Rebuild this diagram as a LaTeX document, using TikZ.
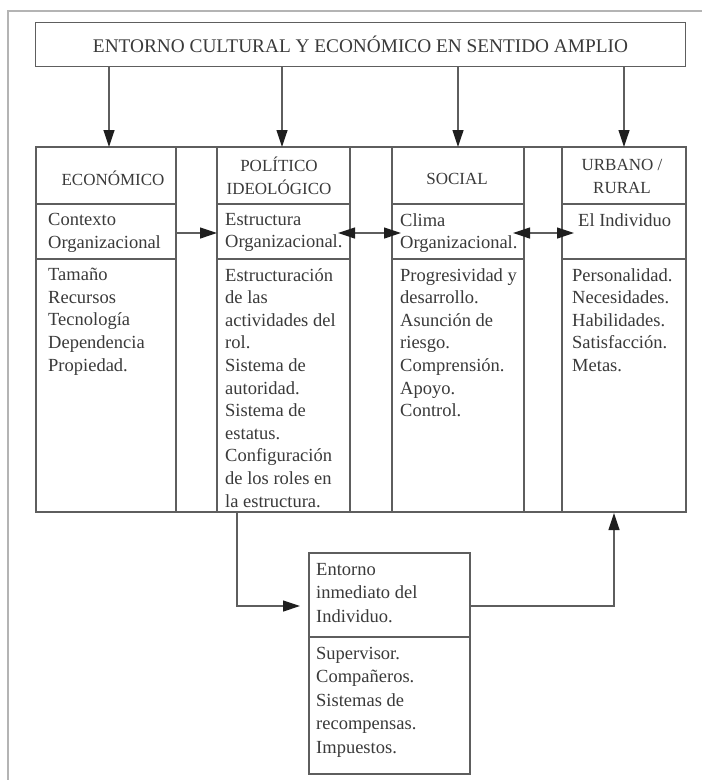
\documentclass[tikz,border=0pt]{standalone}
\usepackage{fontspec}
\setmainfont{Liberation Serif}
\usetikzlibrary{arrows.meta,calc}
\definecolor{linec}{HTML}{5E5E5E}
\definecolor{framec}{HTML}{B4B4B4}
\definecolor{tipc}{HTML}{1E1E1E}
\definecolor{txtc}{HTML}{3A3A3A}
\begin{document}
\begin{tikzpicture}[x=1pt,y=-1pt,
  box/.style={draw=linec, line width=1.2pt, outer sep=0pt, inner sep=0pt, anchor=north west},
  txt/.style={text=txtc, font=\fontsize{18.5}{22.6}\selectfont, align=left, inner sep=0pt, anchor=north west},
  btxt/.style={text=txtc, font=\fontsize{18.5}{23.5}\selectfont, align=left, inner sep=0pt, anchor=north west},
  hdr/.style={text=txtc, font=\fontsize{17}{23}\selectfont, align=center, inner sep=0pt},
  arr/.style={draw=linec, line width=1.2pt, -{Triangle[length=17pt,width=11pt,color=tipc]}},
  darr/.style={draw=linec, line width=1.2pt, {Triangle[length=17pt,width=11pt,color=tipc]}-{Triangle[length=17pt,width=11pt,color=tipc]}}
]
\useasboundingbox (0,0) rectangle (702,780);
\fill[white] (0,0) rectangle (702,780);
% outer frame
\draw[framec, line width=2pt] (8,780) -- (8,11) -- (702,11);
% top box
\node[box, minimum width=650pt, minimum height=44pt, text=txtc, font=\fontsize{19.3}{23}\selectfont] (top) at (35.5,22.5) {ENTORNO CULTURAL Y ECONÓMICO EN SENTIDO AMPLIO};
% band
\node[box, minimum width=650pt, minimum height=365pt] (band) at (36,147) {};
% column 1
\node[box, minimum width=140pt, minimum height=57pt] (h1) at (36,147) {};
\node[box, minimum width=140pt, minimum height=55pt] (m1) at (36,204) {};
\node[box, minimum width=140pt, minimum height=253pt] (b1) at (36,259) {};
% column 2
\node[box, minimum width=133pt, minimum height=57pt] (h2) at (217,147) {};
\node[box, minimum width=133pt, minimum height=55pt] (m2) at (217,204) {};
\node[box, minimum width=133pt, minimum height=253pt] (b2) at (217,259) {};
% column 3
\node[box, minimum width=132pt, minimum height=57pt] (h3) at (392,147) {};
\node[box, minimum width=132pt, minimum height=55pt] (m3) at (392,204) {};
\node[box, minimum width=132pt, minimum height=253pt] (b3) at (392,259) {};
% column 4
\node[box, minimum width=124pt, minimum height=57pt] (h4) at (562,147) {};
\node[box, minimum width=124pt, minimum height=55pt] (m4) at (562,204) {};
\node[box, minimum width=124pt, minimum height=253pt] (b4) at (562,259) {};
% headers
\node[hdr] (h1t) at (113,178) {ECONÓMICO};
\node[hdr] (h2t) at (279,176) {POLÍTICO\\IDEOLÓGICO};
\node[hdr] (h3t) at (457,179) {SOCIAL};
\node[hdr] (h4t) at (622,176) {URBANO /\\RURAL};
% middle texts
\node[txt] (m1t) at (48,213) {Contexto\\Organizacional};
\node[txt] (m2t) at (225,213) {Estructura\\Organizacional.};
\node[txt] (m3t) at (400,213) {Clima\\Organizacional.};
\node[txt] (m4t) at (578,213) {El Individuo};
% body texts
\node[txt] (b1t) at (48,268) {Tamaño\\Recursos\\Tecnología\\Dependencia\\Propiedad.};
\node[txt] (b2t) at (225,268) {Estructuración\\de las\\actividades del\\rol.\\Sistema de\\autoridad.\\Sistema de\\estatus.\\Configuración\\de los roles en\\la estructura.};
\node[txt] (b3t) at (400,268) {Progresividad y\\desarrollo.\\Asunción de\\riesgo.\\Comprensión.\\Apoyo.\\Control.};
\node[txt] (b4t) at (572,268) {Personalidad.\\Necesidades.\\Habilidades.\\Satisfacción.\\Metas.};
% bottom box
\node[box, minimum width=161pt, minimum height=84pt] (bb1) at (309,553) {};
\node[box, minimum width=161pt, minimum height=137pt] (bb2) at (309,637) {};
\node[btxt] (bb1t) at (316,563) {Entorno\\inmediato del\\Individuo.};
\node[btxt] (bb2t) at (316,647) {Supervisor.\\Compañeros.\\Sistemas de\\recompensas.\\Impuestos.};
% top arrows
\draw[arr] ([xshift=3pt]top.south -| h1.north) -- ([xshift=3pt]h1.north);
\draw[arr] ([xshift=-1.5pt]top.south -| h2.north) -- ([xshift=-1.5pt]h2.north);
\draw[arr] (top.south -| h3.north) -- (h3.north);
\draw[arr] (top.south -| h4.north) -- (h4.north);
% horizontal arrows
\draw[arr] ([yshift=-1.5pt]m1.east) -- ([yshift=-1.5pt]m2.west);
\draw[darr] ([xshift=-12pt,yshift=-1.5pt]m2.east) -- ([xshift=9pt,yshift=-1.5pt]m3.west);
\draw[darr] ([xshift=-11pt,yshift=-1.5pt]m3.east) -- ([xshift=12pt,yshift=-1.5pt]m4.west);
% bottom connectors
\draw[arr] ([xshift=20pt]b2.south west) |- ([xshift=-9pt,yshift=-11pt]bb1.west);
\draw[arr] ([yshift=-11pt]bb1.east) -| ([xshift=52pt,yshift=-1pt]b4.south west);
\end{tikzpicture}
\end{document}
○ ○ ○ ○
What you will do:
In your copy of the listing above, reproduce each line exactly and omit all pictures.

Task output:
Rebuild this diagram as a LaTeX document, using TikZ.
\documentclass[tikz,border=0pt]{standalone}
\usepackage{fontspec}
\setmainfont{Liberation Serif}
\usetikzlibrary{arrows.meta,calc}
\definecolor{linec}{HTML}{5E5E5E}
\definecolor{framec}{HTML}{B4B4B4}
\definecolor{tipc}{HTML}{1E1E1E}
\definecolor{txtc}{HTML}{3A3A3A}
\begin{document}
\begin{tikzpicture}[x=1pt,y=-1pt,
  box/.style={draw=linec, line width=1.2pt, outer sep=0pt, inner sep=0pt, anchor=north west},
  txt/.style={text=txtc, font=\fontsize{18.5}{22.6}\selectfont, align=left, inner sep=0pt, anchor=north west},
  btxt/.style={text=txtc, font=\fontsize{18.5}{23.5}\selectfont, align=left, inner sep=0pt, anchor=north west},
  hdr/.style={text=txtc, font=\fontsize{17}{23}\selectfont, align=center, inner sep=0pt},
  arr/.style={draw=linec, line width=1.2pt, -{Triangle[length=17pt,width=11pt,color=tipc]}},
  darr/.style={draw=linec, line width=1.2pt, {Triangle[length=17pt,width=11pt,color=tipc]}-{Triangle[length=17pt,width=11pt,color=tipc]}}
]
\useasboundingbox (0,0) rectangle (702,780);
\fill[white] (0,0) rectangle (702,780);
% outer frame
\draw[framec, line width=2pt] (8,780) -- (8,11) -- (702,11);
% top box
\node[box, minimum width=650pt, minimum height=44pt, text=txtc, font=\fontsize{19.3}{23}\selectfont] (top) at (35.5,22.5) {ENTORNO CULTURAL Y ECONÓMICO EN SENTIDO AMPLIO};
% band
\node[box, minimum width=650pt, minimum height=365pt] (band) at (36,147) {};
% column 1
\node[box, minimum width=140pt, minimum height=57pt] (h1) at (36,147) {};
\node[box, minimum width=140pt, minimum height=55pt] (m1) at (36,204) {};
\node[box, minimum width=140pt, minimum height=253pt] (b1) at (36,259) {};
% column 2
\node[box, minimum width=133pt, minimum height=57pt] (h2) at (217,147) {};
\node[box, minimum width=133pt, minimum height=55pt] (m2) at (217,204) {};
\node[box, minimum width=133pt, minimum height=253pt] (b2) at (217,259) {};
% column 3
\node[box, minimum width=132pt, minimum height=57pt] (h3) at (392,147) {};
\node[box, minimum width=132pt, minimum height=55pt] (m3) at (392,204) {};
\node[box, minimum width=132pt, minimum height=253pt] (b3) at (392,259) {};
% column 4
\node[box, minimum width=124pt, minimum height=57pt] (h4) at (562,147) {};
\node[box, minimum width=124pt, minimum height=55pt] (m4) at (562,204) {};
\node[box, minimum width=124pt, minimum height=253pt] (b4) at (562,259) {};
% headers
\node[hdr] (h1t) at (113,178) {ECONÓMICO};
\node[hdr] (h2t) at (279,176) {POLÍTICO\\IDEOLÓGICO};
\node[hdr] (h3t) at (457,179) {SOCIAL};
\node[hdr] (h4t) at (622,176) {URBANO /\\RURAL};
% middle texts
\node[txt] (m1t) at (48,213) {Contexto\\Organizacional};
\node[txt] (m2t) at (225,213) {Estructura\\Organizacional.};
\node[txt] (m3t) at (400,213) {Clima\\Organizacional.};
\node[txt] (m4t) at (578,213) {El Individuo};
% body texts
\node[txt] (b1t) at (48,268) {Tamaño\\Recursos\\Tecnología\\Dependencia\\Propiedad.};
\node[txt] (b2t) at (225,268) {Estructuración\\de las\\actividades del\\rol.\\Sistema de\\autoridad.\\Sistema de\\estatus.\\Configuración\\de los roles en\\la estructura.};
\node[txt] (b3t) at (400,268) {Progresividad y\\desarrollo.\\Asunción de\\riesgo.\\Comprensión.\\Apoyo.\\Control.};
\node[txt] (b4t) at (572,268) {Personalidad.\\Necesidades.\\Habilidades.\\Satisfacción.\\Metas.};
% bottom box
\node[box, minimum width=161pt, minimum height=84pt] (bb1) at (309,553) {};
\node[box, minimum width=161pt, minimum height=137pt] (bb2) at (309,637) {};
\node[btxt] (bb1t) at (316,563) {Entorno\\inmediato del\\Individuo.};
\node[btxt] (bb2t) at (316,647) {Supervisor.\\Compañeros.\\Sistemas de\\recompensas.\\Impuestos.};
% top arrows
\draw[arr] ([xshift=3pt]top.south -| h1.north) -- ([xshift=3pt]h1.north);
\draw[arr] ([xshift=-1.5pt]top.south -| h2.north) -- ([xshift=-1.5pt]h2.north);
\draw[arr] (top.south -| h3.north) -- (h3.north);
\draw[arr] (top.south -| h4.north) -- (h4.north);
% horizontal arrows
\draw[arr] ([yshift=-1.5pt]m1.east) -- ([yshift=-1.5pt]m2.west);
\draw[darr] ([xshift=-12pt,yshift=-1.5pt]m2.east) -- ([xshift=9pt,yshift=-1.5pt]m3.west);
\draw[darr] ([xshift=-11pt,yshift=-1.5pt]m3.east) -- ([xshift=12pt,yshift=-1.5pt]m4.west);
% bottom connectors
\draw[arr] ([xshift=20pt]b2.south west) |- ([xshift=-9pt,yshift=-11pt]bb1.west);
\draw[arr] ([yshift=-11pt]bb1.east) -| ([xshift=52pt,yshift=-1pt]b4.south west);
\end{tikzpicture}
\end{document}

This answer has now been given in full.